What is BlazingText and how does it work?
The machine learning algorithm I’m using in this article is called BlazingText. It’s a version of an algorithm called fastText developed by researchers at Facebook in 2017, and fastText is a version of the algorithm developed by Mikolov.
Figure 6 shows the workflow after BlazingText is put into the workflow. In step 1, a tweet is sent by a person requiring support. In step 2, BlazingText decides whether the tweet should be escalated to a person to respond. In step 3, the tweet is escalated to a person (step 3a) or handled by a bot (step 3b).
Figure 6. BlazingText workflow
In order for BlazingText to decide whether a tweet should be escalated, it needs to determine whether the person sending the tweet is frustrated. To do this, BlazingText doesn’t need to know whether the person is frustrated or even understand what the tweet was about. It only needs to determine how similar the tweet is to other tweets that have been labelled as frustrated or not frustrated.

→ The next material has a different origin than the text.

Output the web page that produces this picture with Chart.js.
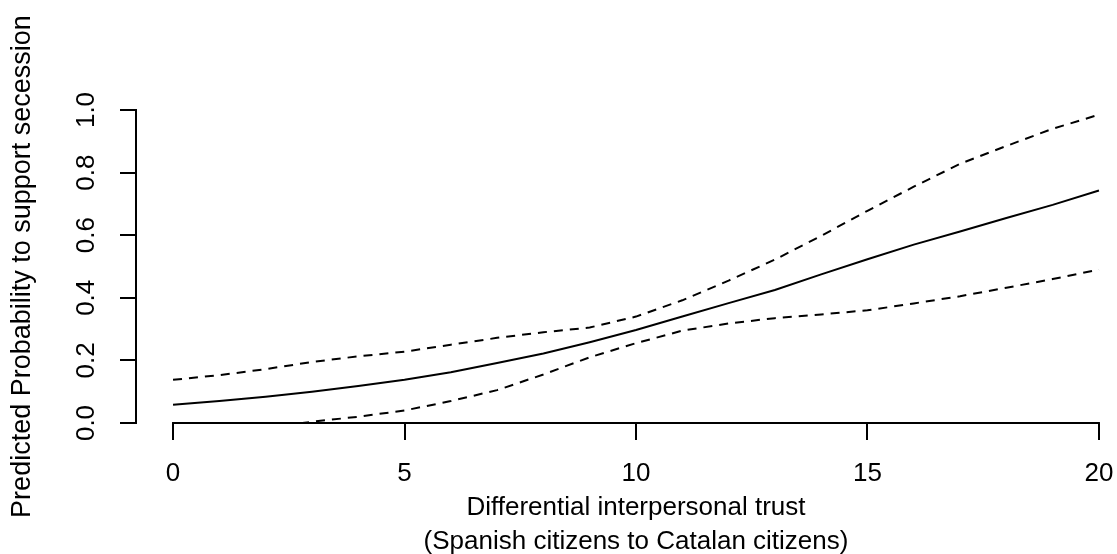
<!DOCTYPE html>
<html>
<head>
<meta charset="utf-8">
<script src="https://cdn.jsdelivr.net/npm/chart.js@4.4.1/dist/chart.umd.min.js"></script>
<style>
  html, body { margin: 0; padding: 0; background: #fff; overflow: hidden; }
</style>
</head>
<body>
<canvas id="chart" width="1117" height="554"></canvas>
<script>
// values
const trust = [0,1,2,3,4,5,6,7,8,9,10,11,12,13,14,15,16,17,18,19,20];
const prob  = [0.058,0.070,0.084,0.100,0.118,0.138,0.162,0.192,0.222,0.258,0.297,
               0.340,0.383,0.425,0.475,0.523,0.570,0.612,0.655,0.697,0.743];
const upper = [0.138,0.153,0.172,0.195,0.213,0.228,0.250,0.272,0.290,0.305,0.340,
               0.392,0.455,0.522,0.598,0.678,0.755,0.828,0.885,0.940,0.985];
const lower = [-0.050,-0.032,-0.015,0.004,0.020,0.040,0.070,0.105,0.155,0.210,0.255,
               0.295,0.318,0.335,0.347,0.360,0.382,0.405,0.432,0.460,0.490];

const xTicks = [0,5,10,15,20];
const yTicks = [0,0.2,0.4,0.6,0.8,1.0];

const xTitle = ["Differential interpersonal trust", "(Spanish citizens to Catalan citizens)"];
const yTitle = "Predicted Probability to support secession";

const font = { family: "'Liberation Sans', Arial, sans-serif", size: 26 };
const ink = "#000";

const pts = arr => trust.map((x, i) => ({ x: x, y: arr[i] }));

// R draws the x axis only from first to last tick, and centres xlab on the plot region
const rAxis = {
  id: "rAxis",
  afterDraw(chart) {
    const x = chart.scales.x;
    const c = chart.ctx;
    const bottom = chart.chartArea.bottom;
    c.save();
    c.strokeStyle = ink;
    c.lineWidth = 2;
    c.beginPath();
    c.moveTo(x.getPixelForValue(xTicks[0]) - 1, bottom);
    c.lineTo(x.getPixelForValue(xTicks[xTicks.length - 1]) + 1, bottom);
    c.stroke();

    // xlab: two lines centred on the middle of the x range
    const mid = x.getPixelForValue(10);
    c.fillStyle = ink;
    c.font = font.size + "px " + font.family;
    c.textAlign = "center";
    c.textBaseline = "alphabetic";
    c.fillText(xTitle[0], mid, bottom + 92);
    c.fillText(xTitle[1], mid, bottom + 126);
    c.restore();
  }
};

Chart.defaults.font.family = font.family;
Chart.defaults.color = ink;

new Chart(document.getElementById("chart"), {
  type: "line",
  data: {
    datasets: [
      { data: pts(prob),  borderColor: ink, borderWidth: 2, pointRadius: 0, tension: 0,
        clip: { left: false, top: false, right: false, bottom: 0 } },
      { data: pts(upper), borderColor: ink, borderWidth: 2, borderDash: [9, 7], pointRadius: 0, tension: 0,
        clip: { left: false, top: false, right: false, bottom: 0 } },
      { data: pts(lower), borderColor: ink, borderWidth: 2, borderDash: [9, 7], pointRadius: 0, tension: 0,
        clip: { left: false, top: false, right: false, bottom: 0 } }
    ]
  },
  options: {
    responsive: false,
    animation: false,
    devicePixelRatio: 1,
    layout: { padding: { top: 110, right: 0, bottom: 0, left: 0 } },
    plugins: { legend: { display: false }, tooltip: { enabled: false } },
    scales: {
      x: {
        type: "linear",
        min: -0.8,
        max: 20.39,
        afterBuildTicks: s => { s.ticks = xTicks.map(v => ({ value: v })); },
        afterFit: s => { s.height = 131; s.paddingLeft = 0; s.paddingRight = 0; },
        border: { display: false },
        grid: { drawOnChartArea: false, drawTicks: true, tickLength: 17, color: ink, lineWidth: 2 },
        ticks: { font: font, color: ink, padding: 18, maxRotation: 0, autoSkip: false }
      },
      y: {
        min: 0,
        max: 1,
        afterBuildTicks: s => { s.ticks = yTicks.map(v => ({ value: v })); },
        afterFit: s => { s.width = 136; },
        border: { display: true, color: ink, width: 2 },
        grid: { drawOnChartArea: false, drawTicks: true, tickLength: 16, color: ink, lineWidth: 2 },
        ticks: { font: font, color: ink, padding: 15, minRotation: 90, maxRotation: 90,
                 crossAlign: "center", callback: v => v.toFixed(1) },
        title: { display: true, text: yTitle, font: { family: font.family, size: 27 }, color: ink,
                 padding: { top: 6, bottom: 0 } }
      }
    }
  },
  plugins: [rAxis]
});
</script>
</body>
</html>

With that as background, you’re ready to start building the model.
A note regarding SageMaker: When you first set up SageMaker you create a Notebook Instance. This is a server that AWS configures to run your Notebooks. We recommend selecting a medium-sized server instance because it has enough grunt to do anything we covered in this article–more on this can be found in appendix C. In your own work, as you work with larger datasets, you may need to use a larger server as your notebook server.